I'm really excited to see how badly trump rips Obama for crying ?
— Nick Scialdone (@nickscialdone) January 5, 2016


Once frowned upon, crying has become more common for recent residents of the White House and aspirants for the presidency.
As recently as the 1972 election, reported tears from Maine Sen. Edmund Muskie undermined his bid for that year's Democratic presidential nomination. A little more than two years later, President Richard Nixon fought back tears as he departed the White House following his resignation.
Some observers mocked then-Rep. Pat Schroeder, D-Colo., for crying when she announced in 1987 she would not seek the presidency. Schroeder later denounced a "dual standard" in which crying women are criticized for being too emotional, while tearful men are lauded for their sensitivity.
In 2008, however, Hillary Clinton choked up in the days before the New Hampshire primary — and went on to score a surprise victory over then-Sen. Barack Obama.
As president, Obama has been known to shed a tear or two, including an emotional set of remarks to his staff after his re-election in 2012.
White House spokesman Josh Earnest noted that Obama has often described the day of the Newtown shooting as the saddest of his presidency. Said Earnest: "Now even three years later, the thought of those first graders being massacred is terribly sad and really tragic, and really emotional for the president of the United States, who has two daughters."
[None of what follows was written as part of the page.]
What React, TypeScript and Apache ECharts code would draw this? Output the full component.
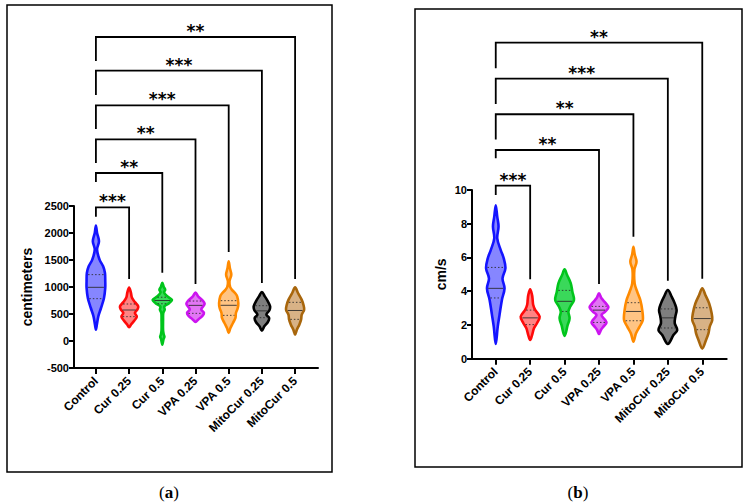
import React, { useEffect, useRef } from "react";
import * as echarts from "echarts";

const CATEGORIES = ["Control", "Cur 0.25", "Cur 0.5", "VPA 0.25", "VPA 0.5", "MitoCur 0.25", "MitoCur 0.5"];
const STROKES = ["#1414ff", "#ff0a0a", "#00c51c", "#cc14f0", "#ff8a00", "#000000", "#a8660c"];
const FILLS = ["#8686ff", "#ff8484", "#3ad85a", "#e276f4", "#ffc484", "#7e7e7e", "#d8b286"];

// Panel (a): distance, centimeters. Profiles: [value, relative density]
const A_PROFILES: number[][][] = [
  [[2140, 0], [2000, 0.12], [1846, 0.32], [1692, 0.12], [1506, 0.38], [1383, 0.75], [1259, 0.94], [1105, 0.97], [982, 0.97], [797, 0.84], [611, 0.53], [457, 0.25], [303, 0.1], [210, 0]],
  [[990, 0], [900, 0.18], [800, 0.3], [720, 0.6], [640, 0.95], [580, 0.85], [520, 0.6], [450, 0.8], [380, 0.55], [310, 0.22], [255, 0]],
  [[1080, 0], [1000, 0.15], [950, 0.3], [900, 0.18], [830, 0.5], [760, 1.0], [700, 0.7], [640, 0.2], [580, 0.25], [520, 0.1], [400, 0.08], [200, 0.08], [120, 0.15], [80, 0.22], [30, 0.12], [-70, 0]],
  [[895, 0], [820, 0.3], [750, 0.75], [690, 0.95], [620, 0.7], [580, 0.6], [520, 0.88], [460, 0.7], [400, 0.3], [355, 0]],
  [[1476, 0], [1350, 0.12], [1229, 0.27], [1105, 0.08], [1000, 0.15], [951, 0.32], [880, 0.7], [827, 0.88], [704, 1.0], [611, 0.94], [519, 0.75], [426, 0.7], [334, 0.44], [241, 0.18], [150, 0]],
  [[908, 0], [827, 0.3], [735, 0.62], [642, 0.85], [570, 0.78], [488, 0.47], [426, 0.75], [352, 0.62], [272, 0.25], [192, 0]],
  [[994, 0], [889, 0.3], [766, 0.68], [661, 0.88], [580, 0.94], [488, 0.69], [395, 0.62], [303, 0.44], [210, 0.18], [118, 0]],
];
const A_MEDIAN = [994, 574, 750, 660, 661, 558, 565];
const A_Q3 = [1229, 685, 810, 740, 747, 654, 716];
const A_Q1 = [784, 451, 690, 512, 475, 432, 401];

const A_BRACKET_TARGET = [1, 2, 3, 4, 5, 6];
const A_BRACKET_TOP = [2476, 3111, 3735, 4365, 5006, 5630];
const A_BRACKET_LEFT_END = [2302, 2944, 3296, 3926, 4556, 5185];
const A_BRACKET_RIGHT_END = [1148, 1265, 1056, 1648, 1074, 1148];
const A_STARS = ["***", "**", "**", "***", "***", "**"];
const A_Y_TICKS = { min: -500, max: 2500, interval: 500 };

// Panel (b): speed, cm/s
const B_PROFILES: number[][][] = [
  [[9.1, 0], [8.42, 0.15], [7.83, 0.28], [7.13, 0.15], [6.44, 0.5], [5.95, 0.8], [5.36, 0.97], [4.76, 0.68], [4.17, 0.88], [3.5, 0.62], [2.6, 0.38], [1.9, 0.2], [0.87, 0]],
  [[4.11, 0], [3.77, 0.19], [3.48, 0.25], [3.2, 0.3], [2.9, 0.5], [2.49, 0.95], [2.1, 0.68], [1.8, 0.38], [1.4, 0.19], [1.11, 0]],
  [[5.3, 0], [4.96, 0.25], [4.47, 0.62], [3.97, 0.78], [3.48, 0.94], [3.08, 0.56], [2.79, 0.38], [2.39, 0.5], [2.0, 0.31], [1.35, 0]],
  [[3.87, 0], [3.58, 0.25], [3.28, 0.69], [3.04, 0.94], [2.79, 0.62], [2.59, 0.25], [2.29, 0.62], [2.13, 0.75], [1.9, 0.44], [1.7, 0.19], [1.46, 0]],
  [[6.64, 0], [6.2, 0.12], [5.75, 0.31], [5.3, 0.1], [4.47, 0.12], [3.97, 0.38], [3.48, 0.69], [2.89, 0.88], [2.29, 0.94], [1.9, 0.62], [1.5, 0.25], [1.01, 0]],
  [[4.07, 0], [3.68, 0.38], [3.28, 0.69], [2.89, 0.88], [2.49, 0.75], [2.1, 0.69], [1.7, 0.94], [1.4, 0.56], [0.87, 0]],
  [[4.17, 0], [3.78, 0.31], [3.28, 0.69], [2.69, 0.94], [2.29, 1.0], [1.9, 0.75], [1.5, 0.62], [1.11, 0.38], [0.6, 0]],
];
const B_MEDIAN = [4.17, 2.42, 3.4, 2.88, 2.8, 2.42, 2.38];
const B_Q3 = [5.41, 2.88, 4.05, 3.1, 3.32, 2.95, 3.02];
const B_Q1 = [3.6, 2.02, 2.8, 2.15, 2.25, 1.82, 1.72];

const B_BRACKET_TARGET = [1, 3, 4, 5, 6];
const B_BRACKET_TOP = [10.26, 12.37, 14.49, 16.6, 18.73];
const B_BRACKET_LEFT_END = [9.7, 11.88, 13.0, 15.1, 17.21];
const B_BRACKET_RIGHT_END = [4.71, 4.43, 7.23, 4.62, 4.74];
const B_STARS = ["***", "**", "**", "***", "**"];
const B_Y_TICKS = { min: 0, max: 10, interval: 2 };

const CAT_INDEX = CATEGORIES.map((_, i) => i);
const FONT = "'Liberation Sans', Arial, Helvetica, sans-serif";

function hwAt(prof: number[][], v: number): number {
  for (let k = 0; k < prof.length - 1; k++) {
    const [v0, d0] = prof[k];
    const [v1, d1] = prof[k + 1];
    if ((v <= v0 && v >= v1) || (v >= v0 && v <= v1)) {
      const t = v1 === v0 ? 0 : (v - v0) / (v1 - v0);
      return d0 + t * (d1 - d0);
    }
  }
  return 0;
}

function violinRenderer(profiles: number[][][], med: number[], q1: number[], q3: number[]) {
  return (params: any, api: any) => {
    const i = api.value(0);
    const prof = profiles[i];
    const unit = api.size([1, 0])[0];
    const scale = unit * 0.29;
    const cx = api.coord([i, 0])[0];
    const right = prof.map(([v, d]) => [cx + d * scale, api.coord([i, v])[1]]);
    const left = prof.slice(1, -1).reverse().map(([v, d]) => [cx - d * scale, api.coord([i, v])[1]]);
    const children: any[] = [
      {
        type: "polygon",
        shape: { points: right.concat(left), smooth: 0.35 },
        style: { fill: FILLS[i], stroke: STROKES[i], lineWidth: 2.6, lineJoin: "round" },
      },
    ];
    const addLine = (v: number, dashed: boolean) => {
      const hw = Math.max(0, hwAt(prof, v) * scale - 1.3);
      const y = api.coord([i, v])[1];
      children.push({
        type: "line",
        shape: { x1: cx - hw, y1: y, x2: cx + hw, y2: y },
        style: { stroke: "rgba(40,40,40,0.85)", lineWidth: 1, lineDash: dashed ? [1.5, 2] : null },
      });
    };
    addLine(med[i], false);
    addLine(q1[i], true);
    addLine(q3[i], true);
    return { type: "group", children };
  };
}

function bracketRenderer(target: number[], top: number[], leftEnd: number[], rightEnd: number[], stars: string[]) {
  return (params: any, api: any) => {
    const k = params.dataIndex;
    const t = target[k];
    const [x0, yl] = api.coord([0, leftEnd[k]]);
    const [, yt] = api.coord([0, top[k]]);
    const [x1, yr] = api.coord([t, rightEnd[k]]);
    const n = stars[k].length;
    const mid = (x0 + x1) / 2;
    const starChildren = [];
    for (let s = 0; s < n; s++) {
      starChildren.push({
        type: "text",
        x: mid + (s - (n - 1) / 2) * 9,
        y: yt - 6,
        style: {
          text: "*",
          fill: "#000",
          font: "bold 17px 'DejaVu Sans', sans-serif",
          align: "center",
          verticalAlign: "middle",
        },
      });
    }
    return {
      type: "group",
      children: [
        {
          type: "polyline",
          shape: { points: [[x0, yl], [x0, yt], [x1, yt], [x1, yr]] },
          style: { stroke: "#000", lineWidth: 1.8, fill: null },
        },
        ...starChildren,
      ],
    };
  };
}

function xAxisFor(gridIndex: number, min: number, max: number) {
  return {
    type: "value",
    gridIndex,
    min,
    max,
    splitLine: { show: false },
    axisLine: { show: true, onZero: false, lineStyle: { color: "#000", width: 2 } },
    axisTick: { show: true, customValues: CAT_INDEX, length: 6, lineStyle: { color: "#000", width: 2 } },
    axisLabel: {
      customValues: CAT_INDEX,
      formatter: (v: number) => CATEGORIES[Math.round(v)],
      rotate: 45,
      margin: 11,
      color: "#000",
      fontSize: 12,
      fontWeight: "bold",
      fontFamily: FONT,
    },
  };
}

function yAxisFor(gridIndex: number, ticks: any, name: string, nameGap: number) {
  return {
    type: "value",
    gridIndex,
    min: ticks.min,
    max: ticks.max,
    interval: ticks.interval,
    name,
    nameLocation: "middle",
    nameGap,
    nameTextStyle: { color: "#000", fontSize: 14, fontWeight: "bold", fontFamily: FONT },
    splitLine: { show: false },
    axisLine: { show: true, onZero: false, lineStyle: { color: "#000", width: 2 } },
    axisTick: { show: true, length: 5, lineStyle: { color: "#000", width: 2 } },
    axisLabel: {
      color: "#000",
      fontSize: 11,
      fontWeight: "bold",
      fontFamily: FONT,
      margin: 5,
      formatter: (v: number) => String(v),
    },
  };
}

export default function App() {
  const ref = useRef<HTMLDivElement>(null);
  useEffect(() => {
    if (!ref.current) return;
    const chart = echarts.init(ref.current, null, { renderer: "svg" });
    chart.setOption({
      animation: false,
      backgroundColor: "#fff",
      grid: [
        { left: 74, top: 206, width: 244, height: 162, outerBoundsMode: "none" },
        { left: 472, top: 190, width: 254.7, height: 168.7, outerBoundsMode: "none" },
      ],
      xAxis: [xAxisFor(0, -0.66, 6.69), xAxisFor(1, -0.69, 6.71)],
      yAxis: [yAxisFor(0, A_Y_TICKS, "centimeters", 40), yAxisFor(1, B_Y_TICKS, "cm/s", 24)],
      series: [
        {
          type: "custom",
          xAxisIndex: 0,
          yAxisIndex: 0,
          clip: false,
          data: CAT_INDEX.map((i) => [i]),
          renderItem: violinRenderer(A_PROFILES, A_MEDIAN, A_Q1, A_Q3),
        },
        {
          type: "custom",
          xAxisIndex: 1,
          yAxisIndex: 1,
          clip: false,
          data: CAT_INDEX.map((i) => [i]),
          renderItem: violinRenderer(B_PROFILES, B_MEDIAN, B_Q1, B_Q3),
        },
        {
          type: "custom",
          xAxisIndex: 0,
          yAxisIndex: 0,
          clip: false,
          data: A_BRACKET_TARGET.map((t, k) => [t, A_BRACKET_TOP[k]]),
          renderItem: bracketRenderer(A_BRACKET_TARGET, A_BRACKET_TOP, A_BRACKET_LEFT_END, A_BRACKET_RIGHT_END, A_STARS),
        },
        {
          type: "custom",
          xAxisIndex: 1,
          yAxisIndex: 1,
          clip: false,
          data: B_BRACKET_TARGET.map((t, k) => [t, B_BRACKET_TOP[k]]),
          renderItem: bracketRenderer(B_BRACKET_TARGET, B_BRACKET_TOP, B_BRACKET_LEFT_END, B_BRACKET_RIGHT_END, B_STARS),
        },
      ],
      graphic: [
        { type: "rect", shape: { x: 7, y: 5, width: 325, height: 467 }, style: { fill: null, stroke: "#000", lineWidth: 1.5 } },
        { type: "rect", shape: { x: 415, y: 9, width: 327, height: 458 }, style: { fill: null, stroke: "#000", lineWidth: 1.5 } },
        {
          type: "text",
          x: 169,
          y: 492,
          style: {
            text: "({b|a})",
            align: "center",
            verticalAlign: "middle",
            font: "17px 'Liberation Serif', 'DejaVu Serif', serif",
            fill: "#000",
            rich: { b: { fontWeight: "bold", fontSize: 17, fontFamily: "'Liberation Serif', serif" } },
          },
        },
        {
          type: "text",
          x: 578,
          y: 492,
          style: {
            text: "({b|b})",
            align: "center",
            verticalAlign: "middle",
            font: "17px 'Liberation Serif', 'DejaVu Serif', serif",
            fill: "#000",
            rich: { b: { fontWeight: "bold", fontSize: 17, fontFamily: "'Liberation Serif', serif" } },
          },
        },
      ],
    });
    return () => chart.dispose();
  }, []);
  return <div ref={ref} style={{ position: "fixed", left: 0, top: 0, width: 747, height: 504 }} />;
}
In his gun violence remarks Tuesday, Obama said, as he started to choke back tears:
"Our right to peaceful assembly — that right was robbed from moviegoers in Aurora and Lafayette. Our inalienable right to life, and liberty and the pursuit of happiness, those rights were stripped from college kids in Blacksburg and Santa Barbara, and from high-schoolers in Columbine, and from first graders in Newtown ... First graders."